— Start Task data —
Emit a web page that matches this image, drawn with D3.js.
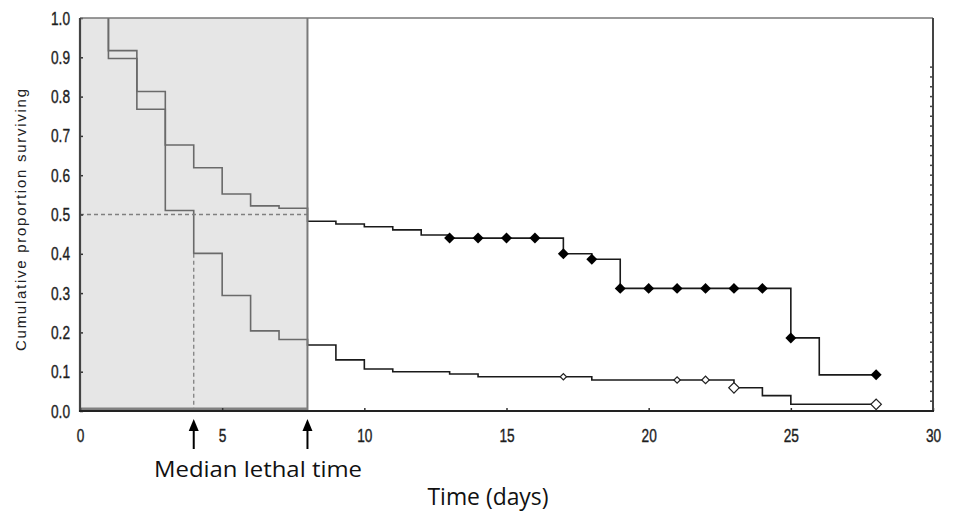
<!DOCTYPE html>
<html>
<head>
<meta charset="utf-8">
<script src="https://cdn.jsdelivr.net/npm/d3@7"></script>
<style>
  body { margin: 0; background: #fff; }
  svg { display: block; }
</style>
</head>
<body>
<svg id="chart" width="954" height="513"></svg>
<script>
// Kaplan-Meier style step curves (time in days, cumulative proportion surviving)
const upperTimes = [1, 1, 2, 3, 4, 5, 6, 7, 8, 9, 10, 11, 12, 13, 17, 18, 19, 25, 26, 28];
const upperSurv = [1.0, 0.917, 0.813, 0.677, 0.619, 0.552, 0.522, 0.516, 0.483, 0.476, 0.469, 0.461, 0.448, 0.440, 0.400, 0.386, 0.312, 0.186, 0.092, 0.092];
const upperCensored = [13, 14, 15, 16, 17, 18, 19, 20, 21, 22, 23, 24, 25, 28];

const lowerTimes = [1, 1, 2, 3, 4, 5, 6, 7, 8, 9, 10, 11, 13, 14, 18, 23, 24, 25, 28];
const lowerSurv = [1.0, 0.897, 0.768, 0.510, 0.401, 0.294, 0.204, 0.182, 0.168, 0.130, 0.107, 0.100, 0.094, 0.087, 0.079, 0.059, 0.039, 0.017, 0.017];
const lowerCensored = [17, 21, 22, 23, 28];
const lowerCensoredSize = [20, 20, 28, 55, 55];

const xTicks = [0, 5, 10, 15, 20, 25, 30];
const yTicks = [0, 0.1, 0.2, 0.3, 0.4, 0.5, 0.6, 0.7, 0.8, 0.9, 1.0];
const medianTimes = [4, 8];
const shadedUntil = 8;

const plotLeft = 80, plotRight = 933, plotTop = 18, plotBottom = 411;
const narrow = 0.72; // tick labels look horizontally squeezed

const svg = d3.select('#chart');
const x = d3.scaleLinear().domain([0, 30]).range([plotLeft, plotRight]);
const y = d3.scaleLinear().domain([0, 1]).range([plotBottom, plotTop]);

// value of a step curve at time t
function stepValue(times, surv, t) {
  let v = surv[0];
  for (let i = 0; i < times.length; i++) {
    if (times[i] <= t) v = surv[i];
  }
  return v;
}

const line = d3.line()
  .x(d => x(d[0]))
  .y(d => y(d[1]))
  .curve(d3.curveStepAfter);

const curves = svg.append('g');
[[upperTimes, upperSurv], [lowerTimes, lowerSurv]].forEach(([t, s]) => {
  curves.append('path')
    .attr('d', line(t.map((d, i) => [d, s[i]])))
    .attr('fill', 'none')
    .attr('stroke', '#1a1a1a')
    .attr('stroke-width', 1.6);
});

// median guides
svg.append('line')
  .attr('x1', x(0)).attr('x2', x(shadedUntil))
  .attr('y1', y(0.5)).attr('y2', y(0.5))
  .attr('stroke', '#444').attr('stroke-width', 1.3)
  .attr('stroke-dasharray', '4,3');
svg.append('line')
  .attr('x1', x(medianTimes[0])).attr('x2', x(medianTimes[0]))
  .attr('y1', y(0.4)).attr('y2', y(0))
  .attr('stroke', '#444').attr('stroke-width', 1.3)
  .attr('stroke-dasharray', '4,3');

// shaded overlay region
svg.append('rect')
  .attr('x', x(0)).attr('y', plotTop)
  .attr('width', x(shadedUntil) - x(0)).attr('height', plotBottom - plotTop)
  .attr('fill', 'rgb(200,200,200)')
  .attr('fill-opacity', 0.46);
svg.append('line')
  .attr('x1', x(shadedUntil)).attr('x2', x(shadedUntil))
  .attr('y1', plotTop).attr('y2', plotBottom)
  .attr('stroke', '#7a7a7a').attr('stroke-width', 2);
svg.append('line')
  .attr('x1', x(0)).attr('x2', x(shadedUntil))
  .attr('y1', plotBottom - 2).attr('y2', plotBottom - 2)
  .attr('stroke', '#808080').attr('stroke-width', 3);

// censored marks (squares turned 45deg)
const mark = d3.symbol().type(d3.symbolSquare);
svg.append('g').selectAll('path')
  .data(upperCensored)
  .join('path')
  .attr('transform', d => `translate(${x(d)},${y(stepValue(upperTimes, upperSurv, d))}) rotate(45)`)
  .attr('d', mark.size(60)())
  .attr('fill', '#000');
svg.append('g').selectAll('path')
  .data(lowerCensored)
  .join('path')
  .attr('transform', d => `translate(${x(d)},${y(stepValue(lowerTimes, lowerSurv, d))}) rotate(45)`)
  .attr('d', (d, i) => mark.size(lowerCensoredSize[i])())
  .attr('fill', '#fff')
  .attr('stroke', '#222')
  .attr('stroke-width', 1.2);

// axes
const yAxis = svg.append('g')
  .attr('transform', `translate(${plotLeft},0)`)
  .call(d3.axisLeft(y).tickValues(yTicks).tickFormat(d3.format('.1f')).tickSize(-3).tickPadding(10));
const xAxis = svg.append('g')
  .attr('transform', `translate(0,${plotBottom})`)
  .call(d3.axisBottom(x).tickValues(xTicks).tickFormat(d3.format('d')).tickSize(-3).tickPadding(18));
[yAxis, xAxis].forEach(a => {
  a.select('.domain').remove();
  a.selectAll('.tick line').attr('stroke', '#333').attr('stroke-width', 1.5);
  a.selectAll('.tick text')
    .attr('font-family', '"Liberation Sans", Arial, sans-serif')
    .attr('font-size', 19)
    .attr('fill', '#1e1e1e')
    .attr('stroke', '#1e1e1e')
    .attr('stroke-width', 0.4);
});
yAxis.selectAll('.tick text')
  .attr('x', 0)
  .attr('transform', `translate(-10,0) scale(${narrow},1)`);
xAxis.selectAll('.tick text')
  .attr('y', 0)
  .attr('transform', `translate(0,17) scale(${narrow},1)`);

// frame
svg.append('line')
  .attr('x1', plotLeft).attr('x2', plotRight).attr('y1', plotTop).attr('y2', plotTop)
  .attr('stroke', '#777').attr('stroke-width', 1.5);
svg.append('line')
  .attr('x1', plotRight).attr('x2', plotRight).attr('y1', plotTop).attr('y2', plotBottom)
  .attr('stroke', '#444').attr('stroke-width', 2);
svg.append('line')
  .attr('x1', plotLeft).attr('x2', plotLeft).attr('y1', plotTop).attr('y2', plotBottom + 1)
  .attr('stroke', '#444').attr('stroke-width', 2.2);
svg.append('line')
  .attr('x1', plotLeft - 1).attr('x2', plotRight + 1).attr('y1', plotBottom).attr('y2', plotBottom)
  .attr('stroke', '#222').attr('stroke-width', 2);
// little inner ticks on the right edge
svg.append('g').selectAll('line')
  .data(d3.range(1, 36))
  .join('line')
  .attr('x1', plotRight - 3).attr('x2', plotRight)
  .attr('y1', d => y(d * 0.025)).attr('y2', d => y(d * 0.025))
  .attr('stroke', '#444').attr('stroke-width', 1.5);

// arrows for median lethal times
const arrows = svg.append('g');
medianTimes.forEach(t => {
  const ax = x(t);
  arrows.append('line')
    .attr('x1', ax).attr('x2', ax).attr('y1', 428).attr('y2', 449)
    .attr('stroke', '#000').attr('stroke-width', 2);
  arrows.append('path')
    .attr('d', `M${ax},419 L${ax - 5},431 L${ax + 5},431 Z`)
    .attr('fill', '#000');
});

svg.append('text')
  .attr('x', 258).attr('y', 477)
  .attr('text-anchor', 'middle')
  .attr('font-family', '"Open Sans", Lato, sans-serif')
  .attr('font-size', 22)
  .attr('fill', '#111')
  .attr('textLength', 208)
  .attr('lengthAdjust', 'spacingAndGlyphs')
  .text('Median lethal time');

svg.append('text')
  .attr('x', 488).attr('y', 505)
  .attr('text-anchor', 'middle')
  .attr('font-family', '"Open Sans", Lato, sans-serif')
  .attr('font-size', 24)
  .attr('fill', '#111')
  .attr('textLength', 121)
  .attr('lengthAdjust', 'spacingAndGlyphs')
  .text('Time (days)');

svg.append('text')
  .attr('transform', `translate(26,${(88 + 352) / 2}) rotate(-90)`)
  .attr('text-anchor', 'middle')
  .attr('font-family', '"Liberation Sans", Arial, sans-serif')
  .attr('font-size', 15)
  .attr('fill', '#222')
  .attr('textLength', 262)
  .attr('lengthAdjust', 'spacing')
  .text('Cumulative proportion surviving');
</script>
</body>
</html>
— End Task data —
— Start Task data —
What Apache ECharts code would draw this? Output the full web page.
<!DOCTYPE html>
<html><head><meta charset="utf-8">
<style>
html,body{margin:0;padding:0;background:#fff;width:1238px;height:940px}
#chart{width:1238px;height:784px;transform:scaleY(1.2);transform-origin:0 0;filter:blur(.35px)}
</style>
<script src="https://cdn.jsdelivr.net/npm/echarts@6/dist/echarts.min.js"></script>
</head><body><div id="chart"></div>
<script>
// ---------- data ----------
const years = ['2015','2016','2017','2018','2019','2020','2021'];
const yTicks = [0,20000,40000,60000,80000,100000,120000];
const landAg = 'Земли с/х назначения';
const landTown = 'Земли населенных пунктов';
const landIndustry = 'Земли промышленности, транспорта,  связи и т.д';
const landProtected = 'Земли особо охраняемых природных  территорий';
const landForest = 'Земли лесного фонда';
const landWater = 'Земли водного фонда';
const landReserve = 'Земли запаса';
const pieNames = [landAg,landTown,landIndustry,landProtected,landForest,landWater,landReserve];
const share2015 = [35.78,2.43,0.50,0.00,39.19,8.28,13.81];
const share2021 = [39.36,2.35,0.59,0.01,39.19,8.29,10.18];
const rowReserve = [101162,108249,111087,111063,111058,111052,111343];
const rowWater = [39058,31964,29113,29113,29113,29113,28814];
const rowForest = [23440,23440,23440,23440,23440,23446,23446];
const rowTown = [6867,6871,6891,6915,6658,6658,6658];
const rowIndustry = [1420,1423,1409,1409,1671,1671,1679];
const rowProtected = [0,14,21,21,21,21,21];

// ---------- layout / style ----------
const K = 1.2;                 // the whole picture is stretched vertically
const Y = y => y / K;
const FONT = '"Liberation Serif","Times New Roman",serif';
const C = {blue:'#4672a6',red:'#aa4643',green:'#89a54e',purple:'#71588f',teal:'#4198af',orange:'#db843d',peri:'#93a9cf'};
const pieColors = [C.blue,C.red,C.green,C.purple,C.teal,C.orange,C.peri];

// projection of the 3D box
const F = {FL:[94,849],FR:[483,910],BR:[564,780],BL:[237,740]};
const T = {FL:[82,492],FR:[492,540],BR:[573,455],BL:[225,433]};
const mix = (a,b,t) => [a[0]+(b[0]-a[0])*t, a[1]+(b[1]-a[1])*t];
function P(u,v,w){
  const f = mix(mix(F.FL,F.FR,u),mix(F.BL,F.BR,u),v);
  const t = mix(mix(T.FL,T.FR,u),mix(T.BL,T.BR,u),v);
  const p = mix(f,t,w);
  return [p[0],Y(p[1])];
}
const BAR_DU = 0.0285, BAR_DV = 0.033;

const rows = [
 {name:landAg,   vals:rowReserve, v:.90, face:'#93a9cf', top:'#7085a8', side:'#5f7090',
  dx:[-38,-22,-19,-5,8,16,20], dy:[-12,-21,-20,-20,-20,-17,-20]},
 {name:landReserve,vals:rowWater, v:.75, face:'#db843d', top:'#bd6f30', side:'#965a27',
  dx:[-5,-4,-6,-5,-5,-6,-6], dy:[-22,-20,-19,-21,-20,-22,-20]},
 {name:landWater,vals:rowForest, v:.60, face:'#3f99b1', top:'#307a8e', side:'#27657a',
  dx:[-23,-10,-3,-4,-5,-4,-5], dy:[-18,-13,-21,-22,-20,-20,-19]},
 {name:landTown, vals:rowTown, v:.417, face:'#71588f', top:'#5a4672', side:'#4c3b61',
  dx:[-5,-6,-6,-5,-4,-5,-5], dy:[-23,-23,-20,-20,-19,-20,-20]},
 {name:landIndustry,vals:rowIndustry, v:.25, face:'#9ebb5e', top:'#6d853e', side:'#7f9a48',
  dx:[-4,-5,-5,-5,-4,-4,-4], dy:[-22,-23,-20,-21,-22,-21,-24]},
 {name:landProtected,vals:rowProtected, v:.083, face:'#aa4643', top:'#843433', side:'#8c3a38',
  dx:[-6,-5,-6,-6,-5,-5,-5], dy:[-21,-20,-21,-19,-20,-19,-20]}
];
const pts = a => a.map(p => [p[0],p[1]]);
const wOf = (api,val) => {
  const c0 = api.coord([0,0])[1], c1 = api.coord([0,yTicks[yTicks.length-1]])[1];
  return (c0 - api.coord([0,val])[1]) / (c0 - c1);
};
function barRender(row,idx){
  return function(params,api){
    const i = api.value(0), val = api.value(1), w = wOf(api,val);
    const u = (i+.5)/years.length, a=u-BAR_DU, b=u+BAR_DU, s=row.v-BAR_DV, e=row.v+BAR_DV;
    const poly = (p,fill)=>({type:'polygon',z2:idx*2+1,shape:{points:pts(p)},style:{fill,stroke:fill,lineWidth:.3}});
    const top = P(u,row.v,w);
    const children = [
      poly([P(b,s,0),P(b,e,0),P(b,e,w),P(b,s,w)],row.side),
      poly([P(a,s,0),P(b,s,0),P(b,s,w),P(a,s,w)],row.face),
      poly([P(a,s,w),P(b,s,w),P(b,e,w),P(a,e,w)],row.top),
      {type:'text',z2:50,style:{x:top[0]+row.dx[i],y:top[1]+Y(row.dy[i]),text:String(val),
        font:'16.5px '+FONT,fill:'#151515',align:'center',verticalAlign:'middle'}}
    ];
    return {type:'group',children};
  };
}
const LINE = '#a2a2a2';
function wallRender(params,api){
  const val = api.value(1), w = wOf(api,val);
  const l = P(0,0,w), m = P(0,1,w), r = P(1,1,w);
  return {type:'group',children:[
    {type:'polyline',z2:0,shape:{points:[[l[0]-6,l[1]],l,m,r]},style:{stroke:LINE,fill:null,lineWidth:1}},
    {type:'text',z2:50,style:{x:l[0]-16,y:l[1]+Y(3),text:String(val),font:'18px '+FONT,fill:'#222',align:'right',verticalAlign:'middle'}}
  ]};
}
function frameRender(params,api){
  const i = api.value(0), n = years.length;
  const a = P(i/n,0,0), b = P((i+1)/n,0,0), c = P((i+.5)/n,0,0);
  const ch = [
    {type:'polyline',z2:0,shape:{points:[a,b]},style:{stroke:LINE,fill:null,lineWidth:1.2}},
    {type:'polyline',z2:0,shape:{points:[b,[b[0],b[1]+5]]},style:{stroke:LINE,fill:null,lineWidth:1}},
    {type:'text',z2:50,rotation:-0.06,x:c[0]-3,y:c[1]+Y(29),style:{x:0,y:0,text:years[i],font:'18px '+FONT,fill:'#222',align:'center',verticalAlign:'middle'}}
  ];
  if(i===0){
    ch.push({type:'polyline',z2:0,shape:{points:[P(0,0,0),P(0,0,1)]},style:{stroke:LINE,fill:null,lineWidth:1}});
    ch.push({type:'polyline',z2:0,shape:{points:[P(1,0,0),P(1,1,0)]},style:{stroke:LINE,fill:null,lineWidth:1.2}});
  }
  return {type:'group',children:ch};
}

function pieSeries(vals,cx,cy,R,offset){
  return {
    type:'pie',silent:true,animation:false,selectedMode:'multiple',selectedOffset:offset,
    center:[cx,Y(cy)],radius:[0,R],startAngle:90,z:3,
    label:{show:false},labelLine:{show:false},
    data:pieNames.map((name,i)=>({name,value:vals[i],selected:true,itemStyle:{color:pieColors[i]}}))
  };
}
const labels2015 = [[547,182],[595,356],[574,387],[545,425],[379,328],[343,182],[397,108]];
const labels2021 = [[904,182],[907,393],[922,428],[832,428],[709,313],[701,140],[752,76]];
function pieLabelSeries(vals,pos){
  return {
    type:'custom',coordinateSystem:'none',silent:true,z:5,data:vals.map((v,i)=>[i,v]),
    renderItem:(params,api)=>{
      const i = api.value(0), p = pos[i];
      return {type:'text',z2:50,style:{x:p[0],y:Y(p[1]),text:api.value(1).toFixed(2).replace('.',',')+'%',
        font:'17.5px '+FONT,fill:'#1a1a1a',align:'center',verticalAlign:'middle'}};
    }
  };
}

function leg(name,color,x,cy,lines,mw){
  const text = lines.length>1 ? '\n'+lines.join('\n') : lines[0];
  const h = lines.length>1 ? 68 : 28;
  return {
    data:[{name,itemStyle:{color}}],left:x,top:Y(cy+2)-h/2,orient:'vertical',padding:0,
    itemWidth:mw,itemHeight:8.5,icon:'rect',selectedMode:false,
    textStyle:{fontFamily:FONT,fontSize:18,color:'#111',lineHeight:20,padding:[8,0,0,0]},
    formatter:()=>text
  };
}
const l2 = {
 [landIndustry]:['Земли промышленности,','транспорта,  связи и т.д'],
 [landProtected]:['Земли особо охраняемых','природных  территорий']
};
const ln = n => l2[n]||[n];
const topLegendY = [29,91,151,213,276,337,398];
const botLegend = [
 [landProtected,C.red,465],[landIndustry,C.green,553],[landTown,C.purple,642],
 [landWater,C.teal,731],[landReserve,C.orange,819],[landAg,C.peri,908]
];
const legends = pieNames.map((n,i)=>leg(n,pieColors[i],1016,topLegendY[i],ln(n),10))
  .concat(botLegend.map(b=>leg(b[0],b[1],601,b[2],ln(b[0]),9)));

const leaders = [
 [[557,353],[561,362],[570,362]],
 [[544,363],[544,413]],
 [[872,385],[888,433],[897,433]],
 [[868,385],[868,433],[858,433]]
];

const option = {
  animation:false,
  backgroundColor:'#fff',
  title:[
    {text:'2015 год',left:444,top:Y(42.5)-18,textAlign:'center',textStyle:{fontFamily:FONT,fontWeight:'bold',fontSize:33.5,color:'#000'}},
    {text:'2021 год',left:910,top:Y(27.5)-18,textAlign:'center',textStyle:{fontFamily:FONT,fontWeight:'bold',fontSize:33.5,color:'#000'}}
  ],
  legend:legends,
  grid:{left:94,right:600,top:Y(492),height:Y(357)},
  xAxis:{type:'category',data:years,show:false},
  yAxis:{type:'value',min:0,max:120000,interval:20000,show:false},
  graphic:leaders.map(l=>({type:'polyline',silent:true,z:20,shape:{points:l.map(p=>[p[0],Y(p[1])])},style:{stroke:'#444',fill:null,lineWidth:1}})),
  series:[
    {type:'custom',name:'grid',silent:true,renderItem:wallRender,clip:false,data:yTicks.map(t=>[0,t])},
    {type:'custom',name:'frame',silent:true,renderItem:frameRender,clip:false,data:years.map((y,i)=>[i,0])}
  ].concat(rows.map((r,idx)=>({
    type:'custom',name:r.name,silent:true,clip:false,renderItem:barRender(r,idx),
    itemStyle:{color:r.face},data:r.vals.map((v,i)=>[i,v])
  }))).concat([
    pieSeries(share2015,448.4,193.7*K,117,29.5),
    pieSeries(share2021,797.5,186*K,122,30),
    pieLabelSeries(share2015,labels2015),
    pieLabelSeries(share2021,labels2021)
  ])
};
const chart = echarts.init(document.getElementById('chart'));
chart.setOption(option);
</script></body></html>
— End Task data —
• **Problem statement**: Beginning with the line above that contains "Emit a web page" and finishing with the line that contains "22, 23, 24, 25, 28];", print those lines exactly and only. Skip all pictures.

• **Answer to this problem**:
Emit a web page that matches this image, drawn with D3.js.
<!DOCTYPE html>
<html>
<head>
<meta charset="utf-8">
<script src="https://cdn.jsdelivr.net/npm/d3@7"></script>
<style>
  body { margin: 0; background: #fff; }
  svg { display: block; }
</style>
</head>
<body>
<svg id="chart" width="954" height="513"></svg>
<script>
// Kaplan-Meier style step curves (time in days, cumulative proportion surviving)
const upperTimes = [1, 1, 2, 3, 4, 5, 6, 7, 8, 9, 10, 11, 12, 13, 17, 18, 19, 25, 26, 28];
const upperSurv = [1.0, 0.917, 0.813, 0.677, 0.619, 0.552, 0.522, 0.516, 0.483, 0.476, 0.469, 0.461, 0.448, 0.440, 0.400, 0.386, 0.312, 0.186, 0.092, 0.092];
const upperCensored = [13, 14, 15, 16, 17, 18, 19, 20, 21, 22, 23, 24, 25, 28];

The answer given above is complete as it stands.